In 2000, a paper by Kohno et al. presents a meet-in-the-middle attack against 6 of 32 rounds of Serpent and an amplified boomerang attack against 9 of 32 rounds in Serpent.

A 2001 attack by Eli Biham, Orr Dunkelman and Nathan Keller presents a linear cryptanalysis attack that breaks 10 of 32 rounds of Serpent-128 with 2^{118} known plaintexts and 2^{89} time, and 11 rounds of Serpent-192/256 with 2^{118} known plaintexts and 2^{187} time.

A 2009 paper has noticed that the nonlinear order of Serpent S-boxes were not 3 as was claimed by the designers. Specifically, four elements had order 2.

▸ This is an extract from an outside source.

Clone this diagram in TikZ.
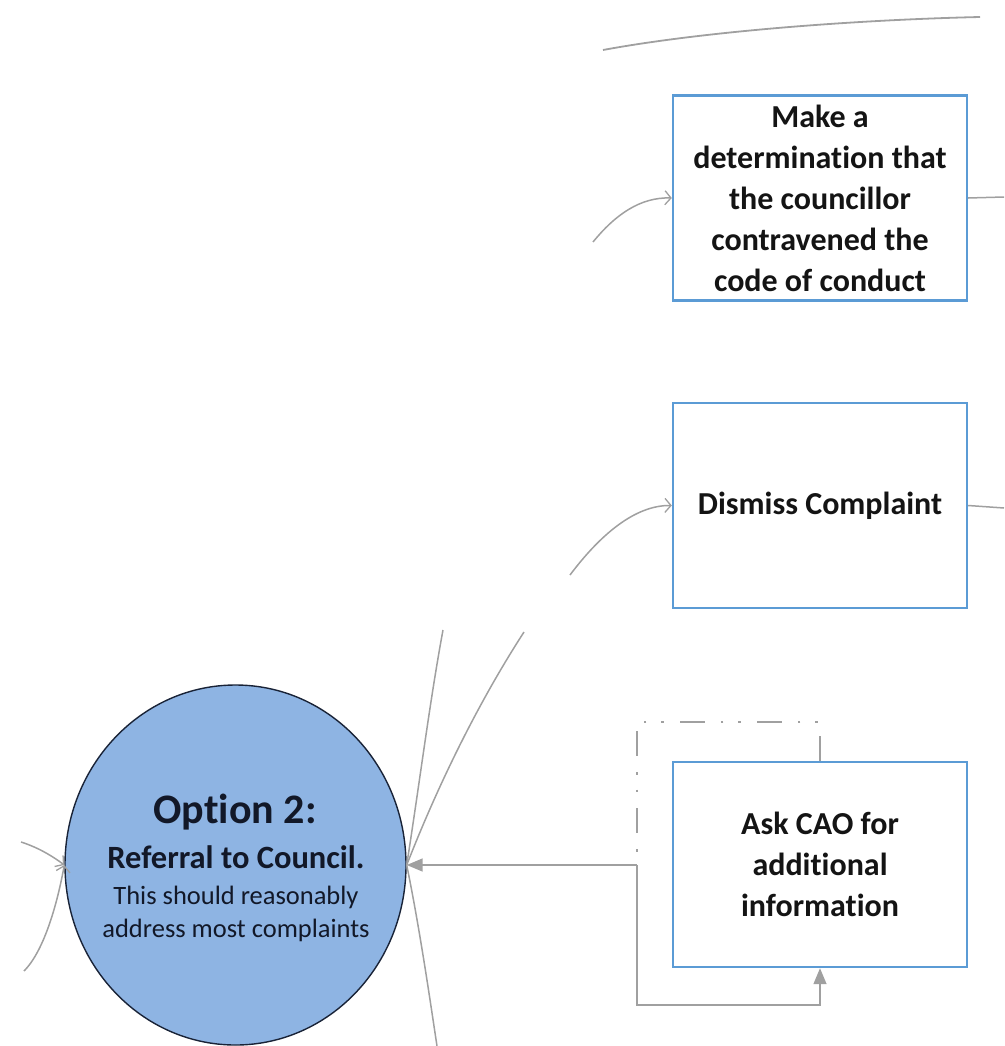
\documentclass[tikz,border=0pt]{standalone}
\usepackage{fontspec}
\setmainfont{Carlito}[Ligatures=NoCommon]
\usetikzlibrary{shapes.geometric,arrows.meta}
\definecolor{boxblue}{RGB}{91,155,213}
\definecolor{circfill}{RGB}{142,180,227}
\definecolor{circline}{RGB}{25,35,55}
\definecolor{conn}{RGB}{160,160,160}
\definecolor{txt}{RGB}{20,20,20}
\definecolor{ctxt}{RGB}{18,24,40}
\tikzset{
  stepbox/.style={draw=boxblue, line width=2.4pt, fill=white, minimum width=294pt, minimum height=205pt, inner sep=0pt, align=center, text=txt, font=\fontsize{32}{41}\selectfont\bfseries},
  optcirc/.style={ellipse, draw=circline, line width=1.4pt, fill=circfill, minimum width=341pt, minimum height=360pt, inner sep=0pt},
  ctext/.style={anchor=base, inner sep=0pt, text=ctxt},
  link/.style={draw=conn, line width=1.5pt},
  openarr/.style={link, -{Straight Barb[length=6pt,width=14pt,line width=1.3pt]}},
  fillarr/.style={link, -{Triangle[length=16pt,width=13pt]}},
  dashdot/.style={draw=conn, line width=2pt, dash pattern=on 25pt off 16pt on 2.5pt off 15pt on 2.5pt off 16pt}
}
\begin{document}
\begin{tikzpicture}[x=1pt,y=-1pt]
\useasboundingbox (0,0) rectangle (1004,1046);
% nodes
\node[stepbox] (b1) at (820,198) {Make a\\determination that\\the councillor\\contravened the\\code of conduct};
\node[stepbox] (b2) at (820,505.5) {Dismiss Complaint};
\node[stepbox] (b3) at (820,864.5) {Ask CAO for\\additional\\information};
\node[optcirc] (opt) at (235.5,865) {};
\node[ctext, font=\fontsize{42}{48}\selectfont\bfseries] (o1) at (235,823) {Option 2:};
\node[ctext, font=\fontsize{32.5}{38}\selectfont\bfseries] (o2) at (236,868) {Referral to Council.};
\node[ctext, font=\fontsize{26.5}{32}\selectfont] (o3) at (236,904) {This should reasonably};
\node[ctext, font=\fontsize{26.5}{32}\selectfont] (o4) at (236,937) {address most complaints};
% free ends
\coordinate (t1) at (603,50);
\coordinate (t2) at (980,17);
\coordinate (a1) at (593,242);
\coordinate (a2) at (570,575);
\coordinate (r1) at (1004,197);
\coordinate (r2) at (1004,508);
\coordinate (u1) at (443,630);
\coordinate (u2) at (524,632);
\coordinate (d1) at (437,1046);
\coordinate (l1) at (21,842);
\coordinate (l2) at (24,971);
\coordinate (loopA) at (637,865);
% connectors
\draw[link, line width=1.8pt] (t1) .. controls (700,32) and (850,20) .. (t2);
\draw[openarr] (a1) .. controls (615,215) and (640,197) .. (b1.west);
\draw[openarr] (a2) .. controls (600,535) and (635,505) .. (b2.west);
\draw[link] (b1.east) -- (r1);
\draw[link] (b2.east) -- (r2);
\draw[link] (opt.east) .. controls (420,780) and (430,700) .. (u1);
\draw[link] (opt.east) .. controls (440,780) and (480,700) .. (u2);
\draw[link] (opt.east) .. controls (420,930) and (430,1000) .. (d1);
\draw[openarr] (l1) .. controls (40,848) and (55,858) .. (opt.west);
\draw[openarr] (l2) .. controls (45,950) and (58,900) .. (opt.west);
\draw[fillarr] (loopA) -- (opt.east);
\draw[fillarr] (loopA) |- (728.5,1005) -| (b3.south);
\draw[dashdot] (b3.north) |- (637,722) -- (loopA);
\end{tikzpicture}
\end{document}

A 2011 attack by Hongjun Wu, Huaxiong Wang and Phuong Ha Nguyen, also using linear cryptanalysis, breaks 11 rounds of Serpent-128 with 2^{116} known plaintexts, 2^{107.5} time and 2^{104} memory.

The same paper also describes two attacks which break 12 rounds of Serpent-256. The first requires 2^{118} known plaintexts, 2^{228.8} time and 2^{228} memory. The other attack requires 2^{116} known plaintexts and 2^{121} memory but also requires 2^{237.5} time.